:: DATASET SECTION ::
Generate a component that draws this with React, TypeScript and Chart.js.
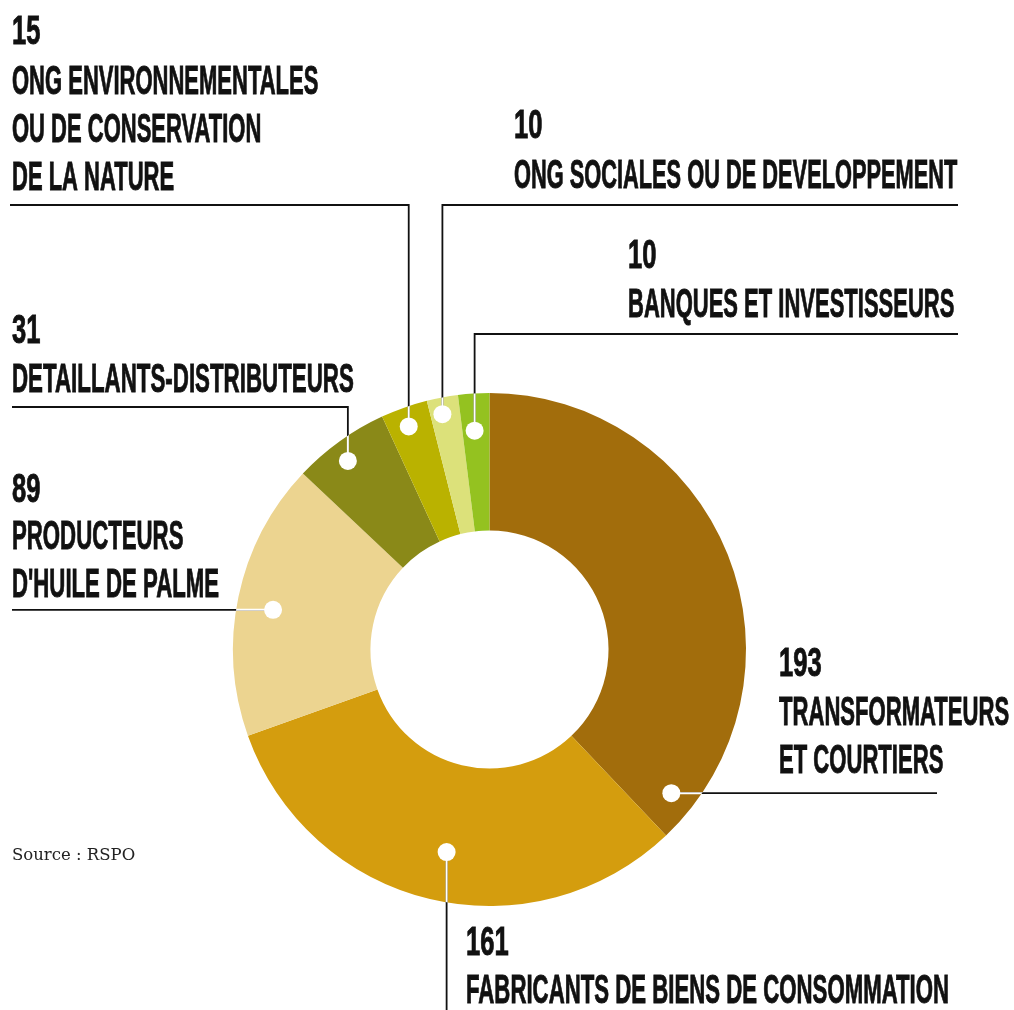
import React, { useEffect, useRef } from "react";
import { Chart, registerables } from "chart.js";

Chart.register(...registerables);

// ---- Data ----
const CATEGORIES = [
  "Transformateurs et courtiers",
  "Fabricants de biens de consommation",
  "Producteurs d'huile de palme",
  "Détaillants-distributeurs",
  "ONG environnementales ou de conservation de la nature",
  "ONG sociales ou de développement",
  "Banques et investisseurs",
];
const VALUES = [193, 161, 89, 31, 15, 10, 10];
const LABEL_LINES = [
  ["TRANSFORMATEURS", "ET COURTIERS"],
  ["FABRICANTS DE BIENS DE CONSOMMATION"],
  ["PRODUCTEURS", "D'HUILE DE PALME"],
  ["DETAILLANTS-DISTRIBUTEURS"],
  ["ONG ENVIRONNEMENTALES", "OU DE CONSERVATION", "DE LA NATURE"],
  ["ONG SOCIALES OU DE DEVELOPPEMENT"],
  ["BANQUES ET INVESTISSEURS"],
];
const COLORS = ["#A26D0C", "#D49D0E", "#ECD490", "#8A8918", "#BAB200", "#DCE17A", "#94C220"];
const SOURCE = "Source : RSPO";

// ---- Label layout (positions / routing of the callouts) ----
type Layout = {
  af: number; // fraction along the arc
  rf: number; // fraction across the ring
  route: "h" | "v" | "elbow";
  elbowY?: number;
  endX?: number;
  endY?: number;
  textX: number;
  numBase: number;
  firstBase: number;
  sx: number;
};
const LAYOUT: Layout[] = [
  { af: 0.94, rf: 0.82, route: "h", endX: 937, textX: 779, numBase: 676, firstBase: 725, sx: 0.552 },
  { af: 0.487, rf: 0.64, route: "v", endY: 1012, textX: 466, numBase: 955, firstBase: 1003, sx: 0.555 },
  { af: 0.477, rf: 0.735, route: "h", endX: 12, textX: 12, numBase: 502, firstBase: 549, sx: 0.555 },
  { af: 0.446, rf: 0.85, route: "elbow", elbowY: 407, endX: 12, textX: 12, numBase: 343, firstBase: 392, sx: 0.558 },
  { af: 0.457, rf: 0.86, route: "elbow", elbowY: 205, endX: 10, textX: 12, numBase: 44, firstBase: 94, sx: 0.55 },
  { af: 0.4, rf: 0.88, route: "elbow", elbowY: 205, endX: 958, textX: 514, numBase: 138, firstBase: 188, sx: 0.545 },
  { af: 0.45, rf: 0.73, route: "elbow", elbowY: 334, endX: 958, textX: 628, numBase: 268, firstBase: 317, sx: 0.55 },
];
const LINE_GAP = 48;
const FONT = "bold 40px 'Liberation Sans', Arial, sans-serif";
const NUM_SCALE = 0.64;

function drawCondensed(ctx: CanvasRenderingContext2D, text: string, x: number, y: number, sx: number) {
  ctx.save();
  ctx.translate(x, y);
  ctx.scale(sx, 1);
  ctx.fillText(text, 0, 0);
  ctx.lineWidth = 0.9;
  ctx.strokeText(text, 0, 0);
  ctx.restore();
}

const calloutPlugin = {
  id: "callouts",
  afterDraw(chart: any) {
    const ctx: CanvasRenderingContext2D = chart.ctx;
    const meta = chart.getDatasetMeta(0);
    const arcs = meta.data;
    if (!arcs.length) return;
    const cx = arcs[0].x;
    const cy = arcs[0].y;
    const outerR = arcs[0].outerRadius;

    const paths: { pts: [number, number][]; dot: [number, number] }[] = [];
    arcs.forEach((arc: any, i: number) => {
      const L = LAYOUT[i];
      const a = arc.startAngle + L.af * (arc.endAngle - arc.startAngle);
      const r = arc.innerRadius + L.rf * (arc.outerRadius - arc.innerRadius);
      const px = arc.x + r * Math.cos(a);
      const py = arc.y + r * Math.sin(a);
      let pts: [number, number][] = [];
      if (L.route === "h") pts = [[px, py], [L.endX!, py]];
      else if (L.route === "v") pts = [[px, py], [px, L.endY!]];
      else pts = [[px, py], [px, L.elbowY!], [L.endX!, L.elbowY!]];
      paths.push({ pts, dot: [px, py] });
    });

    const strokeAll = (color: string, w: number) => {
      ctx.strokeStyle = color;
      ctx.lineWidth = w;
      paths.forEach((p) => {
        ctx.beginPath();
        p.pts.forEach(([x, y], k) => (k === 0 ? ctx.moveTo(x, y) : ctx.lineTo(x, y)));
        ctx.stroke();
      });
    };

    ctx.save();
    ctx.lineJoin = "miter";
    strokeAll("#111111", 1.8);
    ctx.save();
    ctx.beginPath();
    ctx.arc(cx, cy, outerR, 0, Math.PI * 2);
    ctx.clip();
    strokeAll("#ffffff", 2);
    ctx.restore();

    ctx.fillStyle = "#ffffff";
    paths.forEach((p) => {
      ctx.beginPath();
      ctx.arc(p.dot[0], p.dot[1], 9, 0, Math.PI * 2);
      ctx.fill();
    });

    // texts
    ctx.fillStyle = "#111111";
    ctx.strokeStyle = "#111111";
    ctx.font = FONT;
    ctx.textAlign = "left";
    ctx.textBaseline = "alphabetic";
    LAYOUT.forEach((L, i) => {
      drawCondensed(ctx, String(VALUES[i]), L.textX, L.numBase, NUM_SCALE);
      LABEL_LINES[i].forEach((line, k) => {
        drawCondensed(ctx, line, L.textX, L.firstBase + k * LINE_GAP, L.sx);
      });
    });

    ctx.font = "16.5px 'DejaVu Serif', Georgia, serif";
    ctx.fillStyle = "#222222";
    ctx.fillText(SOURCE, 12, 860);
    ctx.restore();
  },
};

export default function App() {
  const ref = useRef<HTMLCanvasElement>(null);
  useEffect(() => {
    if (!ref.current) return;
    const chart = new Chart(ref.current, {
      type: "doughnut",
      data: {
        labels: CATEGORIES,
        datasets: [
          {
            data: VALUES,
            backgroundColor: COLORS,
            borderWidth: 0,
            hoverOffset: 0,
          },
        ],
      },
      options: {
        responsive: false,
        animation: false,
        cutout: "46.4%",
        layout: { padding: { left: 233, right: 268, top: 393, bottom: 104 } },
        plugins: {
          legend: { display: false },
          tooltip: { enabled: false },
        },
        events: [],
      },
      plugins: [calloutPlugin],
    });
    return () => chart.destroy();
  }, []);
  return (
    <div style={{ position: "absolute", left: 0, top: 0, width: 1014, height: 1010, background: "#fff" }}>
      <canvas ref={ref} width={1014} height={1010} style={{ display: "block" }} />
    </div>
  );
}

:: AIM ::
Using the material above, return every line exactly as it appears, minus the pictures.

:: RESULT FOR THIS EXERCISE ::
Generate a component that draws this with React, TypeScript and Chart.js.
import React, { useEffect, useRef } from "react";
import { Chart, registerables } from "chart.js";

Chart.register(...registerables);

// ---- Data ----
const CATEGORIES = [
  "Transformateurs et courtiers",
  "Fabricants de biens de consommation",
  "Producteurs d'huile de palme",
  "Détaillants-distributeurs",
  "ONG environnementales ou de conservation de la nature",
  "ONG sociales ou de développement",
  "Banques et investisseurs",
];
const VALUES = [193, 161, 89, 31, 15, 10, 10];
const LABEL_LINES = [
  ["TRANSFORMATEURS", "ET COURTIERS"],
  ["FABRICANTS DE BIENS DE CONSOMMATION"],
  ["PRODUCTEURS", "D'HUILE DE PALME"],
  ["DETAILLANTS-DISTRIBUTEURS"],
  ["ONG ENVIRONNEMENTALES", "OU DE CONSERVATION", "DE LA NATURE"],
  ["ONG SOCIALES OU DE DEVELOPPEMENT"],
  ["BANQUES ET INVESTISSEURS"],
];
const COLORS = ["#A26D0C", "#D49D0E", "#ECD490", "#8A8918", "#BAB200", "#DCE17A", "#94C220"];
const SOURCE = "Source : RSPO";

// ---- Label layout (positions / routing of the callouts) ----
type Layout = {
  af: number; // fraction along the arc
  rf: number; // fraction across the ring
  route: "h" | "v" | "elbow";
  elbowY?: number;
  endX?: number;
  endY?: number;
  textX: number;
  numBase: number;
  firstBase: number;
  sx: number;
};
const LAYOUT: Layout[] = [
  { af: 0.94, rf: 0.82, route: "h", endX: 937, textX: 779, numBase: 676, firstBase: 725, sx: 0.552 },
  { af: 0.487, rf: 0.64, route: "v", endY: 1012, textX: 466, numBase: 955, firstBase: 1003, sx: 0.555 },
  { af: 0.477, rf: 0.735, route: "h", endX: 12, textX: 12, numBase: 502, firstBase: 549, sx: 0.555 },
  { af: 0.446, rf: 0.85, route: "elbow", elbowY: 407, endX: 12, textX: 12, numBase: 343, firstBase: 392, sx: 0.558 },
  { af: 0.457, rf: 0.86, route: "elbow", elbowY: 205, endX: 10, textX: 12, numBase: 44, firstBase: 94, sx: 0.55 },
  { af: 0.4, rf: 0.88, route: "elbow", elbowY: 205, endX: 958, textX: 514, numBase: 138, firstBase: 188, sx: 0.545 },
  { af: 0.45, rf: 0.73, route: "elbow", elbowY: 334, endX: 958, textX: 628, numBase: 268, firstBase: 317, sx: 0.55 },
];
const LINE_GAP = 48;
const FONT = "bold 40px 'Liberation Sans', Arial, sans-serif";
const NUM_SCALE = 0.64;

function drawCondensed(ctx: CanvasRenderingContext2D, text: string, x: number, y: number, sx: number) {
  ctx.save();
  ctx.translate(x, y);
  ctx.scale(sx, 1);
  ctx.fillText(text, 0, 0);
  ctx.lineWidth = 0.9;
  ctx.strokeText(text, 0, 0);
  ctx.restore();
}

const calloutPlugin = {
  id: "callouts",
  afterDraw(chart: any) {
    const ctx: CanvasRenderingContext2D = chart.ctx;
    const meta = chart.getDatasetMeta(0);
    const arcs = meta.data;
    if (!arcs.length) return;
    const cx = arcs[0].x;
    const cy = arcs[0].y;
    const outerR = arcs[0].outerRadius;

    const paths: { pts: [number, number][]; dot: [number, number] }[] = [];
    arcs.forEach((arc: any, i: number) => {
      const L = LAYOUT[i];
      const a = arc.startAngle + L.af * (arc.endAngle - arc.startAngle);
      const r = arc.innerRadius + L.rf * (arc.outerRadius - arc.innerRadius);
      const px = arc.x + r * Math.cos(a);
      const py = arc.y + r * Math.sin(a);
      let pts: [number, number][] = [];
      if (L.route === "h") pts = [[px, py], [L.endX!, py]];
      else if (L.route === "v") pts = [[px, py], [px, L.endY!]];
      else pts = [[px, py], [px, L.elbowY!], [L.endX!, L.elbowY!]];
      paths.push({ pts, dot: [px, py] });
    });

    const strokeAll = (color: string, w: number) => {
      ctx.strokeStyle = color;
      ctx.lineWidth = w;
      paths.forEach((p) => {
        ctx.beginPath();
        p.pts.forEach(([x, y], k) => (k === 0 ? ctx.moveTo(x, y) : ctx.lineTo(x, y)));
        ctx.stroke();
      });
    };

    ctx.save();
    ctx.lineJoin = "miter";
    strokeAll("#111111", 1.8);
    ctx.save();
    ctx.beginPath();
    ctx.arc(cx, cy, outerR, 0, Math.PI * 2);
    ctx.clip();
    strokeAll("#ffffff", 2);
    ctx.restore();

    ctx.fillStyle = "#ffffff";
    paths.forEach((p) => {
      ctx.beginPath();
      ctx.arc(p.dot[0], p.dot[1], 9, 0, Math.PI * 2);
      ctx.fill();
    });

    // texts
    ctx.fillStyle = "#111111";
    ctx.strokeStyle = "#111111";
    ctx.font = FONT;
    ctx.textAlign = "left";
    ctx.textBaseline = "alphabetic";
    LAYOUT.forEach((L, i) => {
      drawCondensed(ctx, String(VALUES[i]), L.textX, L.numBase, NUM_SCALE);
      LABEL_LINES[i].forEach((line, k) => {
        drawCondensed(ctx, line, L.textX, L.firstBase + k * LINE_GAP, L.sx);
      });
    });

    ctx.font = "16.5px 'DejaVu Serif', Georgia, serif";
    ctx.fillStyle = "#222222";
    ctx.fillText(SOURCE, 12, 860);
    ctx.restore();
  },
};

export default function App() {
  const ref = useRef<HTMLCanvasElement>(null);
  useEffect(() => {
    if (!ref.current) return;
    const chart = new Chart(ref.current, {
      type: "doughnut",
      data: {
        labels: CATEGORIES,
        datasets: [
          {
            data: VALUES,
            backgroundColor: COLORS,
            borderWidth: 0,
            hoverOffset: 0,
          },
        ],
      },
      options: {
        responsive: false,
        animation: false,
        cutout: "46.4%",
        layout: { padding: { left: 233, right: 268, top: 393, bottom: 104 } },
        plugins: {
          legend: { display: false },
          tooltip: { enabled: false },
        },
        events: [],
      },
      plugins: [calloutPlugin],
    });
    return () => chart.destroy();
  }, []);
  return (
    <div style={{ position: "absolute", left: 0, top: 0, width: 1014, height: 1010, background: "#fff" }}>
      <canvas ref={ref} width={1014} height={1010} style={{ display: "block" }} />
    </div>
  );
}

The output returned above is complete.